In Neymar's defence, when he has played, he has been consistently productive, scoring and creating freely.

However, his penchant for showmanship has never endeared him to opponents and now that he is playing at a lower level on a weekly basis, he is indulging himself more than ever before.

The backlash has been brutal.

Against Strasbourg in January, he was repeatedly kicked by the enraged opposition, eventually resulting in Neymar leaving the field in tears – and with a broken bone in his foot.

"Neymar's a great player but we're not there to have fun with him,” Strasbourg's Anthony Goncalves unapologetically declared. "We respond with our weapons and we have colours to defend.
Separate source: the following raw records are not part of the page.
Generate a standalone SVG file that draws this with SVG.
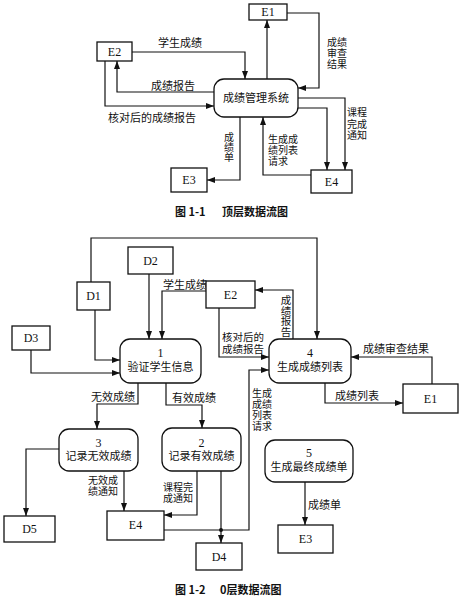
<svg xmlns="http://www.w3.org/2000/svg" width="465" height="602" viewBox="0 0 465 602">
<defs>
<marker id="ah" markerUnits="userSpaceOnUse" markerWidth="8" markerHeight="6" refX="8" refY="3" orient="auto">
<path d="M0,0 L8,3 L0,6 Z" fill="#111"/>
</marker>
<style>
.box{fill:#fff;stroke:#111;stroke-width:1.3}
.proc{fill:#fff;stroke:#111;stroke-width:1.3}
.ln{fill:none;stroke:#111;stroke-width:1.2;marker-end:url(#ah)}
.id{font-family:"Liberation Serif","Noto Sans CJK SC",serif;font-size:12px;fill:#111;text-anchor:middle}
.pt{font-family:"Liberation Sans","Noto Sans CJK SC",sans-serif;font-size:11px;fill:#111;text-anchor:middle}
.lb{font-family:"Noto Sans CJK SC",sans-serif;font-size:11px;fill:#111}
.sm{font-family:"Liberation Sans","Noto Sans CJK SC",sans-serif;font-size:10px;fill:#111}
.vl{font-family:"Liberation Sans","Noto Sans CJK SC",sans-serif;font-size:10px;fill:#111;text-anchor:middle}
.vt{font-family:"Noto Sans CJK SC",sans-serif;font-size:10.5px;fill:#111;writing-mode:vertical-rl}
.cap{font-family:"Noto Sans CJK SC",sans-serif;font-size:11px;fill:#111;font-weight:bold}
</style>
</defs>
<rect width="465" height="602" fill="#fff"/>

<!-- Top diagram -->
<g id="connectors-top">
<path class="ln" d="M132,52 H245 V79"/>
<path class="ln" d="M214,92 H117 V61"/>
<path class="ln" d="M105,61 V106 H214"/>
<path class="ln" d="M267,79 V20"/>
<path class="ln" d="M287,13 H319 V88 H298"/>
<path class="ln" d="M298,98 H345 V170"/>
<path class="ln" d="M298,108 H327 V170"/>
<path class="ln" d="M311,175 H263 V117"/>
<path class="ln" d="M240,117 V180 H207"/>
<text class="lb" x="158" y="47">学生成绩</text>
<text class="lb" x="151" y="90">成绩报告</text>
<text class="lb" x="108" y="122">核对后的成绩报告</text>
<text class="vl" x="337" y="46">成绩<tspan x="337" dy="11">审查</tspan><tspan x="337" dy="11">结果</tspan></text>
<text class="vl" x="357" y="116">课程<tspan x="357" dy="11.5">完成</tspan><tspan x="357" dy="11.5">通知</tspan></text>
<text class="sm" x="268" y="143">生成成<tspan x="268" dy="11">绩列表</tspan><tspan x="268" dy="11">请求</tspan></text>
<text class="vt" x="229" y="132" style="font-size:10px">成绩单</text>
</g>
<g id="t-E1"><rect class="box" x="249" y="4" width="38" height="16"/><text class="id" x="268" y="16">E1</text></g>
<g id="t-E2"><rect class="box" x="97" y="42" width="35" height="19"/><text class="id" x="114.5" y="56">E2</text></g>
<g id="t-main"><rect class="proc" x="214" y="79" width="84" height="38" rx="10"/><text class="pt" x="256" y="102">成绩管理系统</text></g>
<g id="t-E3"><rect class="box" x="171" y="168" width="36" height="24"/><text class="id" x="189" y="184">E3</text></g>
<g id="t-E4"><rect class="box" x="311" y="170" width="41" height="23"/><text class="id" x="331.5" y="186">E4</text></g>
<g id="cap1"><text class="cap" x="175" y="216">图 1-1</text><text class="cap" x="222" y="216">顶层数据流图</text></g>

<!-- Bottom diagram -->
<g id="connectors-bottom">
<path class="ln" d="M91,282 V238 H317 V339"/>
<path class="ln" d="M149,274 V339"/>
<path class="ln" d="M206,291 H162 V339"/>
<path class="ln" d="M95,310 V360 H120"/>
<path class="ln" d="M31,350 V373 H120"/>
<path class="ln" d="M219,308 V357 H269"/>
<path class="ln" d="M293,339 V290 H255"/>
<path class="ln" d="M432,384 V357 H351"/>
<path class="ln" d="M325,383 V403 H403"/>
<path class="ln" d="M138,383 V404 H97 V429"/>
<path class="ln" d="M166,383 V405 H202 V428"/>
<path class="ln" d="M164,530 H249 V370 H269"/>
<path class="ln" d="M221,471 V543"/>
<circle cx="221" cy="530" r="2" fill="#111"/>
<path class="ln" d="M59,449 H26 V516"/>
<path class="ln" d="M124,471 V511"/>
<path class="ln" d="M197,471 V515 H164"/>
<path class="ln" d="M305,482 V525"/>
<text class="lb" x="163" y="289">学生成绩</text>
<text class="sm" x="222" y="341" style="font-size:10.5px">核对后的<tspan x="222" dy="11.5">成绩报告</tspan></text>
<text class="vt" x="286" y="295">成绩报告</text>
<text class="lb" x="363" y="353">成绩审查结果</text>
<text class="lb" x="335" y="400">成绩列表</text>
<text class="lb" x="91" y="401">无效成绩</text>
<text class="lb" x="172" y="402">有效成绩</text>
<text class="sm" x="252" y="397">生成<tspan x="252" dy="11">成绩</tspan><tspan x="252" dy="11">列表</tspan><tspan x="252" dy="11">请求</tspan></text>
<text class="sm" x="88" y="484">无效成<tspan x="88" dy="11">绩通知</tspan></text>
<text class="sm" x="163" y="491">课程完<tspan x="163" dy="11">成通知</tspan></text>
<text class="lb" x="308" y="509">成绩单</text>
</g>
<g id="b-D2"><rect class="box" x="128" y="247" width="45" height="27"/><text class="id" x="150.5" y="265">D2</text></g>
<g id="b-D1"><rect class="box" x="77" y="282" width="33" height="28"/><text class="id" x="93.5" y="300">D1</text></g>
<g id="b-D3"><rect class="box" x="12" y="326" width="38" height="24"/><text class="id" x="31" y="342">D3</text></g>
<g id="b-E2"><rect class="box" x="206" y="281" width="49" height="27"/><text class="id" x="230.5" y="299">E2</text></g>
<g id="b-P1"><rect class="proc" x="120" y="339" width="81" height="44" rx="10"/><text class="id" x="160.5" y="357">1</text><text class="pt" x="160.5" y="371">验证学生信息</text></g>
<g id="b-P4"><rect class="proc" x="269" y="339" width="82" height="44" rx="10"/><text class="id" x="310" y="357">4</text><text class="pt" x="310" y="371">生成成绩列表</text></g>
<g id="b-E1"><rect class="box" x="403" y="384" width="55" height="29"/><text class="id" x="430.5" y="403">E1</text></g>
<g id="b-P3"><rect class="proc" x="59" y="429" width="79" height="42" rx="10"/><text class="id" x="98.5" y="447">3</text><text class="pt" x="98.5" y="460">记录无效成绩</text></g>
<g id="b-P2"><rect class="proc" x="162" y="428" width="79" height="43" rx="10"/><text class="id" x="201.5" y="447">2</text><text class="pt" x="201.5" y="460">记录有效成绩</text></g>
<g id="b-P5"><rect class="proc" x="265" y="440" width="88" height="42" rx="10"/><text class="id" x="309" y="457">5</text><text class="pt" x="309" y="471">生成最终成绩单</text></g>
<g id="b-D5"><rect class="box" x="4" y="516" width="51" height="26"/><text class="id" x="29.5" y="533">D5</text></g>
<g id="b-E4"><rect class="box" x="107" y="511" width="57" height="29"/><text class="id" x="135.5" y="529">E4</text></g>
<g id="b-D4"><rect class="box" x="196" y="543" width="46" height="27"/><text class="id" x="219" y="561">D4</text></g>
<g id="b-E3"><rect class="box" x="278" y="525" width="55" height="28"/><text class="id" x="305.5" y="543">E3</text></g>
<g id="cap2"><text class="cap" x="175" y="594">图 1-2</text><text class="cap" x="220" y="594">0层数据流图</text></g>
</svg>
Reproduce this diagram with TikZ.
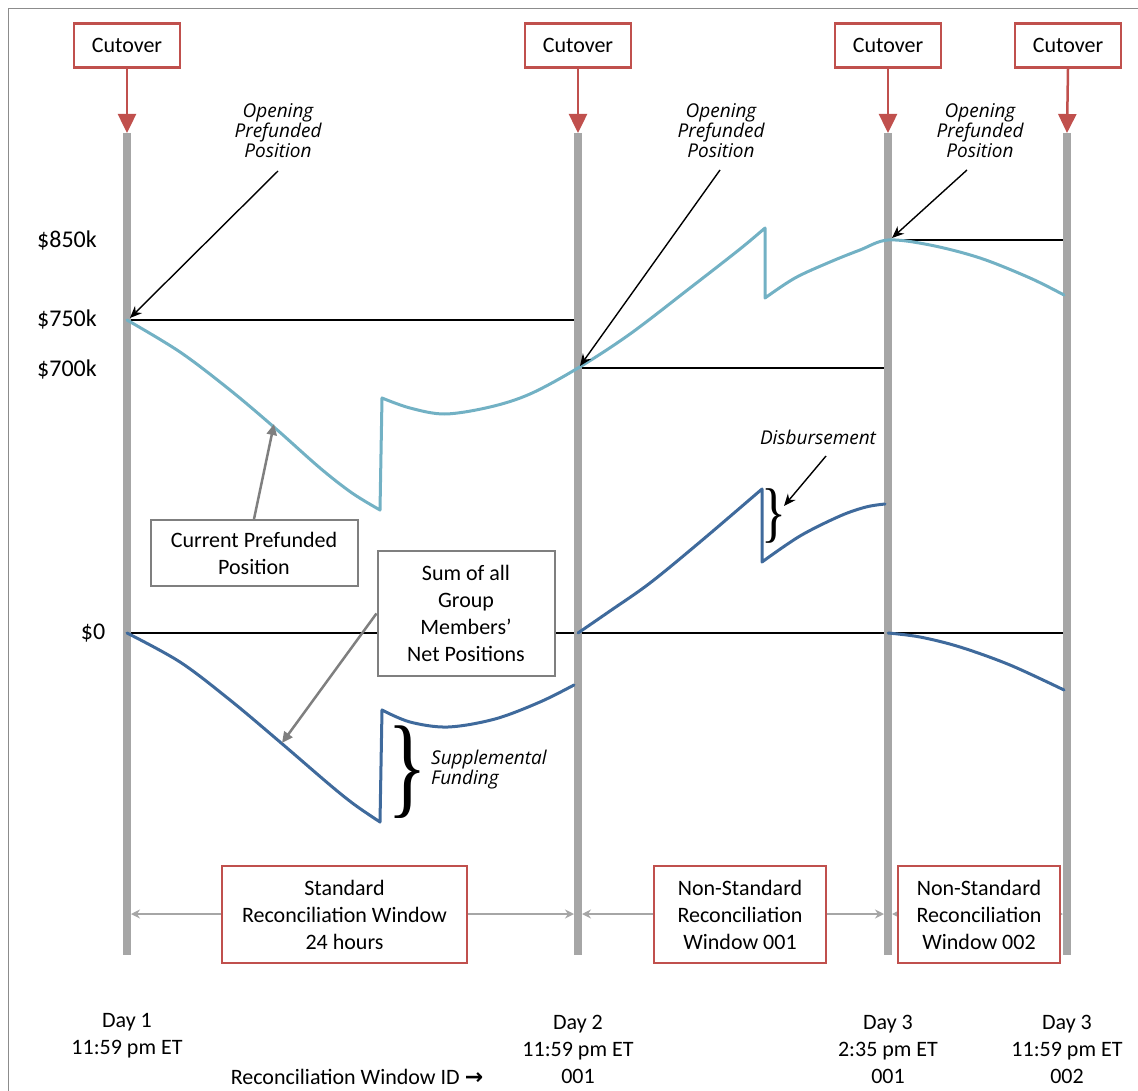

"We're not here to joke around, so he must not come and cry afterwards."

The agricultural nature of the defending in Ligue 1 is taking its toll, both physically – he has missed 50 of PSG's 106 competitive matches since his arrival two years ago – and mentally.

According to reports in Spain, he has repeatedly complained about the brutal fouls he is receiving in France to his remaining friends at Camp Nou.

Former team-mate Adriano has even gone so far as to claim that his fellow Brazilian wants to go 'home'.

"I spoke with Neymar three weeks ago," he revealed last month.

"Everyone who has played for Barcelona and left has regretted it and I think, for him, even more so than most."

Sadly, there appears to be little chance of Neymar returning to Barcelona, particularly with club president Josep Maria Bartomeu acting like a jilted lover by claiming that he is much happier with his new man.

"[Ousmane] Dembele’s level is better now than Neymar’s," he recently insisted. "He’s a much better player than Neymar."

That is clearly untrue. In Neymar, we are talking about arguably the second-most naturally gifted player in the world after Messi.

What is true, though, is that Dembele is in a far better place right now than Neymar.

In every sense.

Admirably, he wanted to get out of his comfort zone at Barcelona. But sadly, now he just looks out of control at PSG.